Answer
(a) $v = 3t^2-12$
$a = 6t$
(b) The particle is moving upward when $t \gt 2$
The particle is moving downward when $0 \lt t \lt 2$
(c) 23
(d) We can see the graphs below.
(e) When $t \gt 2$, the particle is speeding up.
When $0 \lt t \lt 2$, the particle is slowing down.
Work Step by Step
(a) $y = t^3-12t+3$
$v = \frac{dy}{dt} = 3t^2-12$
$a = \frac{dv}{dt} = 6t$
(b) We can find the time $t$ when $v = 0$:
$v = 3t^2-12 = 0$
$3(t^2-4) = 0$
$(t-2)(t+2) = 0$
$v=0~~$ when $~~t = 2$
When $t \gt 2$, the velocity is positive.

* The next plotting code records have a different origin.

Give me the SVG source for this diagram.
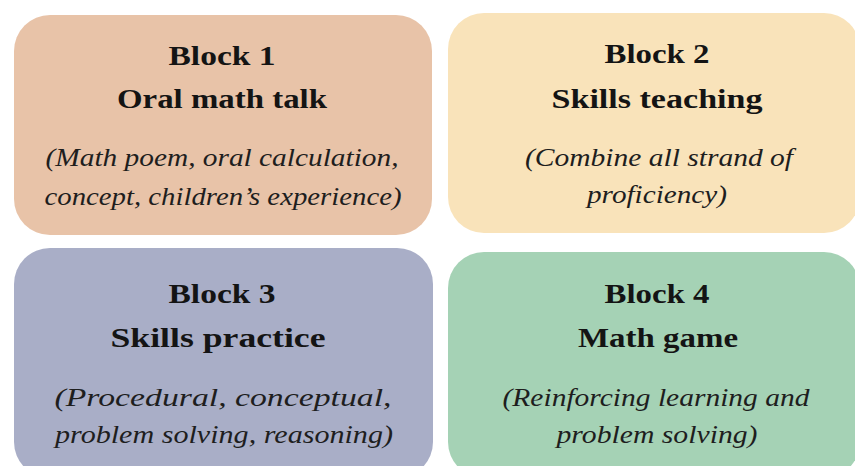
<svg xmlns="http://www.w3.org/2000/svg" width="855" height="466" viewBox="0 0 855 466">
<style>
.box{stroke:none}
.t{font-family:"Liberation Serif","Times New Roman",serif;font-weight:bold;font-size:28px;fill:#141414;text-anchor:middle}
.s{font-family:"Liberation Serif","Times New Roman",serif;font-style:italic;font-size:25.5px;fill:#1e1e1e;text-anchor:middle}
</style>
<rect width="855" height="466" fill="#ffffff"/>
<g id="block1">
<rect class="box" x="14" y="15" width="418" height="220" rx="36" fill="#E8C3A8"/>
<text class="t" x="222" y="65" textLength="107" lengthAdjust="spacingAndGlyphs">Block 1</text>
<text class="t" x="222" y="108" textLength="210" lengthAdjust="spacingAndGlyphs">Oral math talk</text>
<text class="s" x="222" y="166" textLength="353" lengthAdjust="spacingAndGlyphs">(Math poem, oral calculation,</text>
<text class="s" x="223" y="205" textLength="357" lengthAdjust="spacingAndGlyphs">concept, children’s experience)</text>
</g>
<g id="block2">
<rect class="box" x="448" y="13" width="412" height="220" rx="36" fill="#F9E3BA"/>
<text class="t" x="657" y="63" textLength="105" lengthAdjust="spacingAndGlyphs">Block 2</text>
<text class="t" x="657" y="108" textLength="211" lengthAdjust="spacingAndGlyphs">Skills teaching</text>
<text class="s" x="659" y="166" textLength="268" lengthAdjust="spacingAndGlyphs">(Combine all strand of</text>
<text class="s" x="657" y="203" textLength="140" lengthAdjust="spacingAndGlyphs">proficiency)</text>
</g>
<g id="block3">
<rect class="box" x="14" y="248" width="419" height="230" rx="36" fill="#A9AEC7"/>
<text class="t" x="222" y="303" textLength="107" lengthAdjust="spacingAndGlyphs">Block 3</text>
<text class="t" x="218" y="347" textLength="215" lengthAdjust="spacingAndGlyphs">Skills practice</text>
<text class="s" x="223" y="406" textLength="337" lengthAdjust="spacingAndGlyphs">(Procedural, conceptual,</text>
<text class="s" x="224" y="443" textLength="338" lengthAdjust="spacingAndGlyphs">problem solving, reasoning)</text>
</g>
<g id="block4">
<rect class="box" x="448" y="252" width="412" height="226" rx="36" fill="#A5D2B5"/>
<text class="t" x="657" y="303" textLength="105" lengthAdjust="spacingAndGlyphs">Block 4</text>
<text class="t" x="658" y="347" textLength="160" lengthAdjust="spacingAndGlyphs">Math game</text>
<text class="s" x="656" y="406" textLength="307" lengthAdjust="spacingAndGlyphs">(Reinforcing learning and</text>
<text class="s" x="657" y="443" textLength="201" lengthAdjust="spacingAndGlyphs">problem solving)</text>
</g>
<g id="connectors"></g>
</svg>
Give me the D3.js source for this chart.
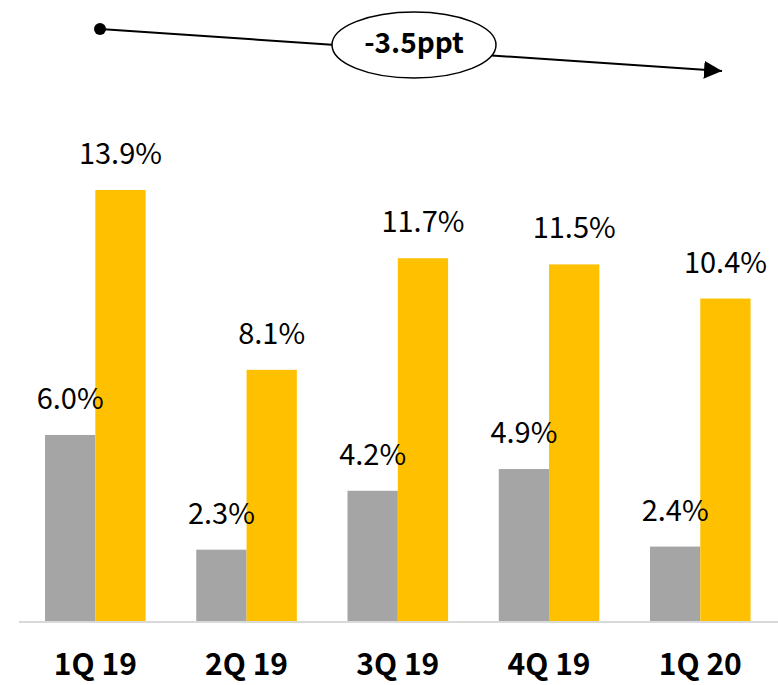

Thus the particle is moving upward when $t \gt 2$
When $0 \lt t \lt 2$, the velocity is negative.
Thus the particle is moving downward when $0 \lt t \lt 2$
(c) At $t = 0$:
$y = (0)^3-12(0)+3 = 3$
At $t = 2$:
$y = (2)^3-12(2)+3 = -13$
At $t = 3$:
$y = (3)^3-12(3)+3 = -6$
We can find the distance $d$ the particle travels in the first 3 seconds:
$d = 16+7 = 23$
(d) We can see the graphs below.
(e) The particle is speeding up when the magnitude of the velocity is increasing. Thus, the particle is speeding up when the velocity is moving farther from the horizontal axis, and the particle is slowing down when the velocity is moving closer to the horizontal axis,
When $t \gt 2$, the particle is speeding up.
When $0 \lt t \lt 2$, the particle is slowing down.